'Digitalization,' Systems-Level Design Are Keys to Manufacturing Success10 Sep, 2014 By: Nancy Spurling Johnson
At its annual media event, Siemens PLM Software executives share industry perspective, company strategy, and software updates.
Today’s products and machines are becoming increasingly complex, with operations that depend on internal software that’s typically more complicated than the design itself, not to mention the push to connect products to the Internet (a trend dubbed the “Internet of Things”). Siemens PLM Software executives last week told a group of invited industry writers and analysts that the key to success in this manufacturing environment is to embrace “digitalization,” a concept that extends beyond merely creating digital pictures to adopting digital as a fundamental approach to innovation. That, according to Siemens PLM, requires a system-level approach to design as well as the ability to merge real and virtual design to optimize innovation.
Siemens PLM Software hosts its annual Analyst & Media Conference to share company strategy updates, software developments, and customer success stories. At this year’s event in Boston on September 3–4 (#SPLM14), Vice-President Bill Carrelli said, “Our theme will be the role of virtual in the innovation process and how the merging of virtual and real will become the essences of innovation in the future,” and how companies can achieve real innovation while managing the risks associated with it. And the concept is extending beyond product design to the entire factory.
Chuck Grindstaff, president and CEO, explained that intelligent, Internet-connected products can gather extensive information from their working environments, be automated, and even work autonomously. “Those capabilities are now extending to the factory [and] how we make things.”
Learning, Then Doing
In this new world of intelligent, connected products, data collected about a product’s operating environment and about how customers use the product (utilization) can be tapped by product designers as they consider improvements for the next generation (ideation). But the value of that information is optimized, Grindstaff said, when designers apply intelligence and action to this data to improve product automation and production (realization). “This is where Siemens PLM is focused.”

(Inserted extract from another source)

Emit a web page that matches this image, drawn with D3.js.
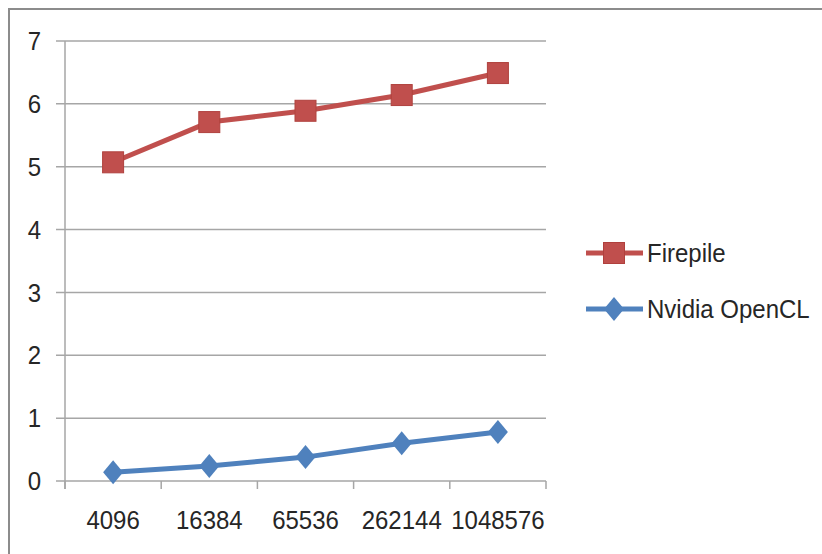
<!DOCTYPE html>
<html>
<head>
<meta charset="utf-8">
<script src="https://cdn.jsdelivr.net/npm/d3@7"></script>
<style>
  html, body { margin: 0; padding: 0; background: #fff; }
  svg { display: block; font-family: "Liberation Sans", Arial, sans-serif; }
</style>
</head>
<body>
<svg id="chart" width="822" height="554"></svg>
<script>
// Problem sizes on the category axis
const sizes = ["4096", "16384", "65536", "262144", "1048576"];
// Timings per implementation
const firepile = [5.07, 5.71, 5.89, 6.14, 6.49];
const nvidiaOpenCL = [0.14, 0.24, 0.38, 0.60, 0.78];
const yTicks = [0, 1, 2, 3, 4, 5, 6, 7];

const series = [
  { name: "Firepile", values: firepile, color: "#C0504D", marker: "square" },
  { name: "Nvidia OpenCL", values: nvidiaOpenCL, color: "#4F81BD", marker: "diamond" }
];

const svg = d3.select("#chart");
const plot = { left: 65, right: 546, top: 41, bottom: 481 };

// Outer chart frame (extends past the right/bottom edge)
svg.append("rect")
  .attr("x", 9).attr("y", 9)
  .attr("width", 900).attr("height", 700)
  .attr("fill", "none").attr("stroke", "#8c8c8c").attr("stroke-width", 2);

const x = d3.scaleBand().domain(sizes).range([plot.left, plot.right]);
const y = d3.scaleLinear().domain([0, 7]).range([plot.bottom, plot.top]);

// Horizontal gridlines
svg.append("g").selectAll("line").data(yTicks).join("line")
  .attr("x1", plot.left - 9).attr("x2", plot.right)
  .attr("y1", d => y(d)).attr("y2", d => y(d))
  .attr("stroke", "#a6a6a6").attr("stroke-width", 1.5);

// Y axis line
svg.append("line")
  .attr("x1", plot.left).attr("x2", plot.left)
  .attr("y1", plot.top).attr("y2", plot.bottom + 8)
  .attr("stroke", "#a6a6a6").attr("stroke-width", 1.5);

// Category tick marks along the bottom
const bounds = sizes.map(s => x(s)).concat([plot.right]);
svg.append("g").selectAll("line").data(bounds).join("line")
  .attr("x1", d => d).attr("x2", d => d)
  .attr("y1", plot.bottom).attr("y2", plot.bottom + 8)
  .attr("stroke", "#a6a6a6").attr("stroke-width", 1.5);

// Y tick labels
svg.append("g").selectAll("text").data(yTicks).join("text")
  .attr("transform", d => `translate(41,${y(d)}) scale(1,1.05)`)
  .attr("dy", "0.36em")
  .attr("text-anchor", "end")
  .attr("font-size", 24).attr("fill", "#262626")
  .text(d => d);

// X tick labels
svg.append("g").selectAll("text").data(sizes).join("text")
  .attr("transform", d => `translate(${x(d) + x.bandwidth() / 2},529) scale(1,1.1)`)
  .attr("text-anchor", "middle")
  .attr("font-size", 24).attr("fill", "#262626")
  .text(d => d);

const defs = svg.append("defs");
defs.append("filter").attr("id", "soft")
  .attr("x", "-10%").attr("y", "-10%").attr("width", "120%").attr("height", "120%")
  .append("feGaussianBlur").attr("stdDeviation", 0.5);

const line = d3.line()
  .x((d, i) => x(sizes[i]) + x.bandwidth() / 2)
  .y(d => y(d));

function drawMarker(g, type, cx, cy, color) {
  if (type === "square") {
    g.append("rect")
      .attr("x", cx - 10.5).attr("y", cy - 10.5)
      .attr("width", 21).attr("height", 21)
      .attr("fill", color).attr("stroke", "#b0413e").attr("stroke-width", 1);
  } else {
    g.append("path")
      .attr("d", `M${cx},${cy - 12}L${cx + 10},${cy}L${cx},${cy + 12}L${cx - 10},${cy}Z`)
      .attr("fill", color);
  }
}

series.forEach(s => {
  const g = svg.append("g").attr("filter", "url(#soft)");
  g.append("path")
    .datum(s.values)
    .attr("d", line)
    .attr("fill", "none")
    .attr("stroke", s.color)
    .attr("stroke-width", 5)
    .attr("stroke-linejoin", "round");
  s.values.forEach((v, i) => {
    drawMarker(g, s.marker, x(sizes[i]) + x.bandwidth() / 2, y(v), s.color);
  });
});

// Legend
const legendY = [253, 309];
series.forEach((s, i) => {
  const g = svg.append("g").attr("filter", "url(#soft)");
  g.append("line")
    .attr("x1", 586).attr("x2", 643)
    .attr("y1", legendY[i]).attr("y2", legendY[i])
    .attr("stroke", s.color).attr("stroke-width", 5);
  drawMarker(g, s.marker, 614, legendY[i], s.color);
  svg.append("text")
    .attr("transform", `translate(647,${legendY[i] + 9}) scale(1,1.05)`)
    .attr("font-size", 24).attr("fill", "#262626")
    .text(s.name);
});
</script>
</body>
</html>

Digitalization is transforming the manufacturing industry, Grindstaff continued, capitalizing on powerful digital concepts including:
- smart models, wherein the product definition establishes the objectives necessary to manufacture it;
- thedigital twin, a full digital product definition that simulates reality — for example, giving a robot instructions that are akin to how we would operate as a human; and
- optimized, distributed production, which enables autonomous production with embedded intelligence — for example, a smart coffee maker that recognizes the type of coffee pod and automatically adjusts the brewing process to optimize flavor.
Grindstaff cited an August 2014 study of industrial automation by J.P. Morgan that claims smart technologies will have the greatest impact on the manufacturing industry — in fact, more than twice as much impact (27%) as the second-most affected market, retail (11%).
As this forecast relates to the Internet of Things (IoT), Grindstaff said the company believes that the clear value in connecting products to the Internet — “the low-hanging fruit, if you will” — is to manage the connection of the [product] operations world and production world to optimize innovation.
Start at the System Level
Siemens PLM's strategy is that developing next-generation smart products and making the digital enterprise a reality starts with system-level thinking — defining those requirements that extend across product and software development and that are housed in and managed by the Siemens product lifecycle management (PLM) solution, Teamcenter. (In contrast, more specific, detailed product requirements are managed in solutions such as CAD and application lifecycle management, or ALM).
Grindstaff described the key elements of system-level thinking:
- Set targets, build models, predict performance.
- Aggregate, filter, and transform information.
- Understand the impact of change, make better decisions — “not a new concept but one that is ready for realization today.”
- Work in context of what you sell, how you build and support.
“If everyone optimized these,” Grindstaff said, “they would have the best systems and products.”
Role of Siemens PLM Software
How is Siemens PLM Software supporting digitalization? Grindstaff gave the answer in the form of the Smart Innovation Platform, which extends beyond Teamcenter to integrate the company’s portfolio of product-development software. It encompasses four key design principles:
- Engaged users. Active Workspace, a role-based, intuitive user interface that is rolling out across the Siemens PLM product portfolio, delivers “the right information at the right time in the right context,” even before users know they need it, Grindstaff said.
- Intelligent models represent reality, understand product connectedness, are always up to date, and are always building throughout the product lifecycle — from design to production to service. “They accurately represent what is real and simulate what is possible,” Grindstaff said.
- Realized products close the loop between product design and production to optimize delivery and support, “doing so in a very open way,” Grindstaff explained — “that is, allowing customers to choose the best of our products and others’ products to solve their problems.”
- Open systems support easy software deployment today and have the flexibility to adapt to changing needs and growth in the future, facilitating end-to-end process flow.
Grindstaff concluded his presentation by pointing out that the company is leading the way in the digital factory realm. Siemens PLM Software is the first company worldwide to bundle all the capabilities for the digital factory — e-car powertrain systems, customer services, motion control, PLM, and factory automation — under one roof.